In the listing that follows, retype every line from the first through the one containing "freq = np.arange(-2.0, 2.0001, 0.025)". Pictures are to be left out.

** Dataset section **
##############################

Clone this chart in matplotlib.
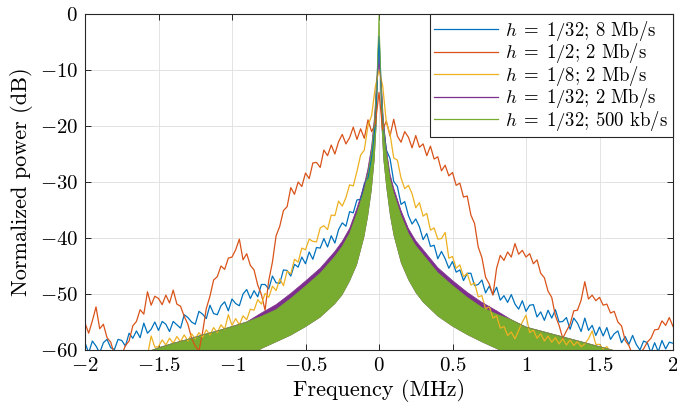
import numpy as np
import matplotlib.pyplot as plt
from matplotlib.ticker import FuncFormatter

plt.rcParams['font.family'] = 'serif'
plt.rcParams['font.serif'] = ['cmr10']
plt.rcParams['mathtext.fontset'] = 'cm'
plt.rcParams['axes.formatter.use_mathtext'] = True

# frequency grid of the noisy spectra (MHz), 0.025 MHz spacing
freq = np.arange(-2.0, 2.0001, 0.025)

# h = 1/32; 8 Mb/s
blue_db = [
    -58.7, -60.5, -58.4, -59.3, -60.5, -58.7, -58.1, -59.6, -59.9, -58.1,
    -58.3, -59.3, -57.0, -57.9, -56.6, -57.8, -55.2, -57.0, -56.3, -55.0,
    -56.5, -54.9, -55.4, -56.7, -54.9, -55.5, -56.1, -53.7, -54.2, -55.0,
    -55.4, -53.1, -53.6, -54.4, -52.0, -53.5, -53.7, -52.1, -51.4, -53.0,
    -50.9, -51.7, -52.1, -50.0, -49.2, -50.8, -49.4, -50.5, -48.3, -48.3,
    -49.1, -46.8, -48.0, -48.1, -45.7, -45.8, -46.8, -44.7, -45.2, -43.4,
    -44.6, -42.5, -43.8, -41.7, -41.8, -40.1, -41.6, -39.6, -40.9, -38.5,
    -37.3, -37.9, -35.3, -35.5, -33.2, -33.1, -30.3, -29.2, -25.4, -19.5,
    -4.0, -19.0, -24.3, -25.8, -29.9, -30.8, -34.0, -33.5, -36.0, -37.5,
    -36.6, -38.0, -40.3, -39.2, -41.5, -41.3, -43.7, -42.4, -43.7, -45.4,
    -44.2, -46.1, -45.7, -47.6, -46.3, -46.3, -48.5, -48.3, -47.5, -49.8,
    -48.6, -50.1, -48.8, -51.1, -50.3, -51.5, -50.1, -51.8, -52.7, -51.2,
    -53.1, -52.0, -51.9, -54.1, -53.2, -54.7, -52.9, -54.3, -52.8, -55.0,
    -54.9, -54.2, -56.3, -54.3, -55.2, -56.7, -54.3, -56.5, -55.6, -57.4,
    -55.9, -57.5, -56.0, -58.1, -57.1, -56.6, -58.7, -57.6, -59.0, -57.4,
    -59.0, -60.0, -58.4, -58.7, -60.5, -58.7, -60.3, -58.3, -59.8, -58.6,
    -58.8]

# h = 1/2; 2 Mb/s
red_db = [
    -55.2, -57.0, -54.8, -52.3, -56.2, -55.4, -57.8, -58.6, -60.8, -61.5,
    -60.9, -59.2, -58.4, -55.7, -54.9, -52.8, -53.6, -49.6, -52.0, -50.4,
    -50.8, -51.9, -50.2, -51.6, -49.3, -51.8, -52.2, -54.0, -55.4, -57.9,
    -59.3, -60.2, -56.8, -52.6, -50.4, -47.5, -46.9, -45.0, -45.6, -43.6,
    -43.4, -42.1, -40.2, -43.9, -42.8, -44.9, -45.7, -48.4, -50.1, -52.9,
    -47.6, -44.3, -39.6, -37.9, -35.1, -34.4, -31.0, -32.2, -30.0, -30.8,
    -28.4, -29.4, -26.6, -26.5, -27.4, -24.3, -25.3, -23.4, -25.0, -22.8,
    -21.5, -23.2, -22.1, -20.2, -22.4, -20.5, -22.2, -18.9, -21.0, -19.6,
    -14.0, -20.7, -19.1, -21.8, -18.8, -21.8, -22.9, -21.0, -22.0, -23.9,
    -21.7, -23.8, -23.2, -25.3, -23.6, -25.9, -25.5, -28.0, -27.0, -28.9,
    -28.3, -30.6, -30.2, -32.7, -32.5, -35.9, -37.4, -41.6, -43.5, -47.0,
    -48.2, -50.2, -45.4, -43.1, -44.0, -42.5, -43.4, -41.0, -42.9, -42.2,
    -43.4, -42.8, -44.6, -43.9, -46.3, -47.1, -49.5, -50.6, -53.9, -55.6,
    -57.9, -56.6, -55.4, -53.0, -52.9, -51.1, -47.8, -50.9, -50.2, -51.2,
    -50.6, -52.0, -51.8, -53.4, -53.1, -55.0, -55.7, -58.3, -59.2, -60.9,
    -61.2, -60.6, -59.8, -58.6, -57.9, -56.4, -56.3, -54.8, -55.6, -54.2,
    -55.8]

# h = 1/8; 2 Mb/s
yellow_db = [
    -64.0, -64.0, -64.0, -64.0, -64.0, -64.0, -64.0, -64.0, -64.0, -64.0,
    -64.0, -64.0, -63.5, -63.0, -62.5, -62.0, -61.5, -61.0, -57.5, -59.5,
    -59.4, -58.2, -59.1, -57.9, -58.8, -57.6, -58.5, -57.3, -58.4, -57.1,
    -58.0, -56.9, -57.7, -56.4, -57.3, -56.0, -56.9, -55.5, -56.3, -53.7,
    -55.6, -54.4, -55.5, -53.9, -54.6, -52.7, -52.9, -51.0, -51.8, -49.9,
    -50.6, -48.6, -49.4, -47.3, -48.5, -45.9, -46.4, -43.8, -44.3, -41.8,
    -42.1, -40.2, -40.6, -40.7, -38.2, -37.8, -38.5, -35.9, -36.0, -33.4,
    -34.3, -32.8, -30.5, -30.7, -28.1, -25.2, -24.3, -20.0, -18.1, -13.0,
    -10.0, -12.8, -19.4, -21.4, -25.7, -26.1, -29.3, -31.2, -30.6, -32.1,
    -34.6, -33.7, -36.1, -35.6, -38.6, -38.2, -40.2, -40.1, -39.0, -43.6,
    -43.3, -45.4, -44.8, -46.9, -46.3, -48.4, -48.0, -50.5, -50.3, -52.7,
    -52.2, -54.3, -53.9, -56.1, -55.8, -57.4, -56.8, -58.0, -56.5, -55.0,
    -53.8, -56.9, -56.4, -57.9, -57.1, -58.4, -57.5, -58.6, -57.8, -58.9,
    -58.0, -59.1, -58.2, -59.2, -58.5, -59.4, -58.9, -58.0, -56.6, -59.0,
    -59.0, -59.8, -59.4, -60.4, -60.8, -61.5, -62.0, -62.5, -63.0, -63.5,
    -64.0, -64.0, -64.0, -64.0, -64.0, -64.0, -64.0, -64.0, -64.0, -64.0,
    -64.0]

# envelopes of the fast-oscillating narrowband spectra
freq_env = [-2.0, -1.6, -1.5, -1.4, -1.3, -1.2, -1.1, -1.0, -0.9, -0.8,
            -0.7, -0.6, -0.5, -0.4, -0.3, -0.25, -0.2, -0.15, -0.1, -0.075,
            -0.05, -0.03, -0.015, 0.0, 0.015, 0.03, 0.05, 0.075, 0.1, 0.15,
            0.2, 0.25, 0.3, 0.4, 0.5, 0.6, 0.7, 0.8, 0.9, 1.0,
            1.1, 1.2, 1.3, 1.4, 1.5, 1.6, 2.0]

# h = 1/32; 2 Mb/s (upper edge)
purple_upper = [-64.0, -60.6, -59.6, -58.8, -58.1, -57.3, -56.6, -55.8, -55.0, -53.4,
                -51.9, -49.9, -47.7, -45.4, -42.4, -40.6, -38.3, -34.7, -30.5, -27.6,
                -23.6, -18.2, -11.5, -9.0, -12.0, -19.0, -24.1, -28.6, -31.1, -35.1,
                -38.3, -40.5, -42.1, -45.3, -47.6, -49.7, -51.5, -53.0, -54.6, -55.9,
                -56.6, -57.3, -58.0, -58.7, -59.4, -60.1, -63.0]

# h = 1/32; 500 kb/s (upper and lower edges)
green_upper = [-64.0, -60.6, -59.6, -58.8, -58.1, -57.3, -56.6, -55.8, -55.0, -54.0,
               -52.8, -50.8, -48.6, -46.3, -43.3, -41.5, -39.2, -35.6, -31.4, -28.5,
               -24.5, -19.0, -12.0, 0.0, -13.0, -20.0, -25.0, -29.5, -32.0, -36.0,
               -39.2, -41.4, -43.0, -46.2, -48.5, -50.6, -52.4, -53.6, -54.6, -55.9,
               -56.6, -57.3, -58.0, -58.7, -59.4, -60.1, -63.0]
green_lower = [-75.0, -70.0, -69.0, -68.0, -67.0, -66.0, -64.5, -63.0, -61.5, -59.8,
               -58.6, -57.4, -55.9, -54.2, -51.8, -50.2, -47.8, -44.8, -39.8, -36.2,
               -31.5, -26.0, -19.0, -2.0, -19.0, -26.0, -31.0, -36.0, -39.6, -44.5,
               -47.5, -49.8, -51.5, -54.0, -55.8, -57.3, -58.6, -59.8, -61.0, -62.5,
               -64.0, -65.5, -66.5, -67.5, -68.5, -69.5, -75.0]

labels = [r'$h\;=\;1/32$; 8 Mb/s', r'$h\;=\;1/2$; 2 Mb/s', r'$h\;=\;1/8$; 2 Mb/s',
          r'$h\;=\;1/32$; 2 Mb/s', r'$h\;=\;1/32$; 500 kb/s']
colors = ['#0072BD', '#D95319', '#EDB120', '#7E2F8E', '#77AC30']

fig = plt.figure(figsize=(6.77, 4.08), dpi=100)
ax = fig.add_axes([85 / 677, 58 / 408, 588 / 677, 336 / 408])

ax.plot(freq, blue_db, color=colors[0], lw=0.9, label=labels[0])
ax.plot(freq, red_db, color=colors[1], lw=0.9, label=labels[1])
ax.plot(freq, yellow_db, color=colors[2], lw=0.9, label=labels[2])
ax.fill_between(freq_env, green_lower, purple_upper, color=colors[3], lw=0)
ax.plot(freq_env, purple_upper, color=colors[3], lw=0.5, label=labels[3])
ax.fill_between(freq_env, green_lower, green_upper, color=colors[4], lw=0)
ax.plot(freq_env, green_upper, color=colors[4], lw=0.5, label=labels[4])

ax.set_xlim(-2, 2)
ax.set_ylim(-60, 0)
ax.set_xticks([-2, -1.5, -1, -0.5, 0, 0.5, 1, 1.5, 2])
ax.set_yticks([-60, -50, -40, -30, -20, -10, 0])
fmt = FuncFormatter(lambda v, p: '$%g$' % v)
ax.xaxis.set_major_formatter(fmt)
ax.yaxis.set_major_formatter(fmt)
ax.grid(True, color='#e3e3e3', lw=0.7)
ax.set_axisbelow(True)
ax.tick_params(direction='in', top=True, right=True, length=4.5,
               width=0.7, color='0.15', labelsize=15, pad=5)
for s in ax.spines.values():
    s.set_color('0.15')
    s.set_linewidth(0.8)

ax.set_xlabel('Frequency (MHz)', fontsize=16, labelpad=3)
ax.set_ylabel('Normalized power (dB)', fontsize=16, labelpad=5)

leg = ax.legend(loc='upper right', fontsize=13.5, fancybox=False,
                framealpha=1, edgecolor='0.15', borderaxespad=0,
                handlelength=3.4, labelspacing=-0.08, handletextpad=0.4,
                borderpad=0.25)
leg.get_frame().set_linewidth(0.8)
for line in leg.get_lines():
    line.set_linewidth(0.9)

fig.savefig('out.png', dpi=100)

##############################

** Finished answer **
Clone this chart in matplotlib.
import numpy as np
import matplotlib.pyplot as plt
from matplotlib.ticker import FuncFormatter

plt.rcParams['font.family'] = 'serif'
plt.rcParams['font.serif'] = ['cmr10']
plt.rcParams['mathtext.fontset'] = 'cm'
plt.rcParams['axes.formatter.use_mathtext'] = True

# frequency grid of the noisy spectra (MHz), 0.025 MHz spacing
freq = np.arange(-2.0, 2.0001, 0.025)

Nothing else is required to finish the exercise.